7. “True Grit” (2010)
It’s not the showiest or even the most nuanced character in the Coen Brothers’ hugely enjoyable “True Grit” remake, but Damon’s dickish Texas Ranger LeBoeuf still manages to be an indelible oddball. Between his typically Texan self-aggrandizing, the marble-mouthed cadence that he adopts after he’s partially bitten off his tongue, and his combination of heroic tendencies and borderline cowardice, Damon makes the role totally unforgettable, and he cannily steals the film away even from lead Jeff Bridges. He’s at once a total buffoon (there’s something brave about an actor who lets himself be so comprehensively outsmarted by a girl a third his age) and a thoroughly decent man.
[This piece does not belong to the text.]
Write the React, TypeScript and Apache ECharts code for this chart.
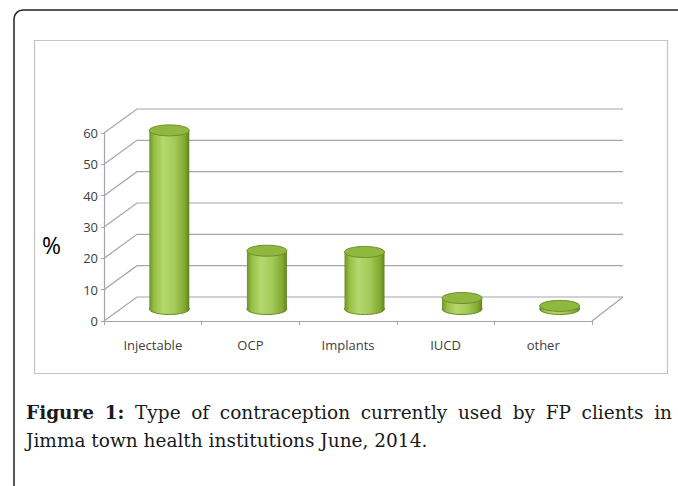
import React, { useEffect, useRef } from "react";
import * as echarts from "echarts";

const categories = ["Injectable", "OCP", "Implants", "IUCD", "other"];
const values = [57, 18.6, 18.2, 3.5, 1];
const yTicks = [0, 10, 20, 30, 40, 50, 60];
const yAxisName = "%";
const captionBold = ["Figure", "1:"];
const captionLine1 = ["Type", "of", "contraception", "currently", "used", "by", "FP", "clients", "in"];
const captionLine2 = "Jimma town health institutions June, 2014.";

// layout (not data)
const DEPTH_X = 33;
const DEPTH_Y = -24;
const CAP_LEFT = 26;
const CAP_RIGHT = 672;

export default function App() {
  const ref = useRef<HTMLDivElement>(null);
  useEffect(() => {
    if (!ref.current) return;
    const chart = echarts.init(ref.current, undefined, { renderer: "svg" });
    const gridColor = "#a6a4ab";
    const font = "'Open Sans', 'Noto Sans', sans-serif";
    const serif = "'DejaVu Serif', 'Liberation Serif', serif";
    const capSize = 18.5;

    // justify line 1 by measuring word widths
    const cv = document.createElement("canvas");
    const ctx = cv.getContext("2d") as CanvasRenderingContext2D;
    const words = [...captionBold, ...captionLine1];
    const fonts = words.map((_, i) => `${i < captionBold.length ? "bold " : ""}${capSize}px ${serif}`);
    const widths = words.map((w, i) => {
      ctx.font = fonts[i];
      return ctx.measureText(w).width;
    });
    const total = widths.reduce((a, b) => a + b, 0);
    const gap = (CAP_RIGHT - CAP_LEFT - total) / (words.length - 1);
    let xPos = CAP_LEFT;
    const captionGraphics: any[] = words.map((w, i) => {
      const g = {
        type: "text",
        x: xPos,
        y: 412,
        style: { text: w, font: fonts[i], fill: "#1a1a1a", verticalAlign: "middle" },
      };
      xPos += widths[i] + gap;
      return g;
    });
    captionGraphics.push({
      type: "text",
      x: CAP_LEFT,
      y: 440,
      style: { text: captionLine2, font: `${capSize}px ${serif}`, fill: "#1a1a1a", verticalAlign: "middle" },
    });

    chart.setOption({
      animation: false,
      grid: { left: 104, top: 133, width: 488, height: 188 },
      xAxis: {
        type: "category",
        data: categories,
        boundaryGap: true,
        axisLine: { lineStyle: { color: gridColor, width: 1.2 } },
        axisTick: { show: true, length: 4, lineStyle: { color: gridColor } },
        axisLabel: { color: "#404040", fontSize: 13, fontFamily: font, margin: 17 },
        splitLine: { show: false },
      },
      yAxis: {
        type: "value",
        min: 0,
        max: 60,
        interval: 10,
        axisLine: { show: true, lineStyle: { color: gridColor, width: 1.2 } },
        axisTick: { show: true, length: 3, lineStyle: { color: gridColor } },
        axisLabel: { color: "#404040", fontSize: 13, fontFamily: font, margin: 6 },
        splitLine: { show: false },
      },
      graphic: [
        {
          type: "rect",
          shape: { x: 14, y: 10, width: 720, height: 600, r: 9 },
          style: { fill: "none", stroke: "#222", lineWidth: 1.5 },
          silent: true,
        },
        {
          type: "rect",
          shape: { x: 34.5, y: 40.5, width: 633, height: 333 },
          style: { fill: "none", stroke: "#c4c4c4", lineWidth: 1.2 },
          silent: true,
        },
        {
          type: "text",
          x: 42,
          y: 245,
          style: { text: yAxisName, font: `500 23px ${font}`, fill: "#000", verticalAlign: "middle" },
        },
        ...captionGraphics,
      ],
      series: [
        {
          type: "custom",
          name: "walls",
          z: 1,
          silent: true,
          clip: false,
          data: yTicks.map((v) => [0, v]),
          renderItem: (params: any, api: any) => {
            const cs = params.coordSys;
            const v = api.value(1);
            const y = api.coord([0, v])[1];
            const x0 = cs.x;
            const x1 = cs.x + cs.width;
            const children: any[] = [
              {
                type: "polyline",
                shape: {
                  points: [
                    [x0, y],
                    [x0 + DEPTH_X, y + DEPTH_Y],
                    [x1 + DEPTH_X - 2, y + DEPTH_Y],
                  ],
                },
                style: { stroke: gridColor, lineWidth: 1.2, fill: "none" },
              },
            ];
            if (v === 0) {
              children.push({
                type: "line",
                shape: { x1: x1, y1: y, x2: x1 + DEPTH_X - 2, y2: y + DEPTH_Y },
                style: { stroke: gridColor, lineWidth: 1.2 },
              });
            }
            return { type: "group", children };
          },
        },
        {
          type: "custom",
          name: "cylinders",
          z: 5,
          clip: false,
          data: values.map((v, i) => [i, v]),
          renderItem: (params: any, api: any) => {
            const i = api.value(0);
            const v = api.value(1);
            const base = api.coord([i, 0]);
            const top = api.coord([i, v]);
            const cx = base[0] + DEPTH_X / 2;
            const yb = base[1] + DEPTH_Y / 2;
            const yt = top[1] + DEPTH_Y / 2;
            const rx = 20;
            const ry = 5.5;
            const body = {
              type: "linear",
              x: 0,
              y: 0,
              x2: 1,
              y2: 0,
              colorStops: [
                { offset: 0, color: "#6e9124" },
                { offset: 0.12, color: "#96bf45" },
                { offset: 0.35, color: "#b6d86e" },
                { offset: 0.65, color: "#a2c955" },
                { offset: 0.9, color: "#7fa62f" },
                { offset: 1, color: "#5f801c" },
              ],
            };
            return {
              type: "group",
              children: [
                {
                  type: "ellipse",
                  shape: { cx, cy: yb, rx, ry },
                  style: { fill: body, stroke: "#6a8a22", lineWidth: 1 },
                },
                {
                  type: "rect",
                  shape: { x: cx - rx, y: yt, width: rx * 2, height: Math.max(yb - yt, 0) },
                  style: { fill: body },
                },
                {
                  type: "ellipse",
                  shape: { cx, cy: yt, rx, ry },
                  style: { fill: "#8fb840", stroke: "#6f9027", lineWidth: 1 },
                },
              ],
            };
          },
        },
      ],
    });
    return () => chart.dispose();
  }, []);
  return (
    <div
      ref={ref}
      style={{ position: "fixed", left: 0, top: 0, width: 678, height: 486, background: "#fff" }}
    />
  );
}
And that’s a combination that feels very Coen-ish, as well as a shame that he hasn’t yet reunited with the Brothers since (though he’ll at least be working from one of their scripts by year’s end, in George Clooney’s Coen-penned noir “Suburbicon”). Hilariously, Damon also confessed that his performance was essentially an impersonation of Tommy Lee Jones, the man currently hunting him in “Jason Bourne.”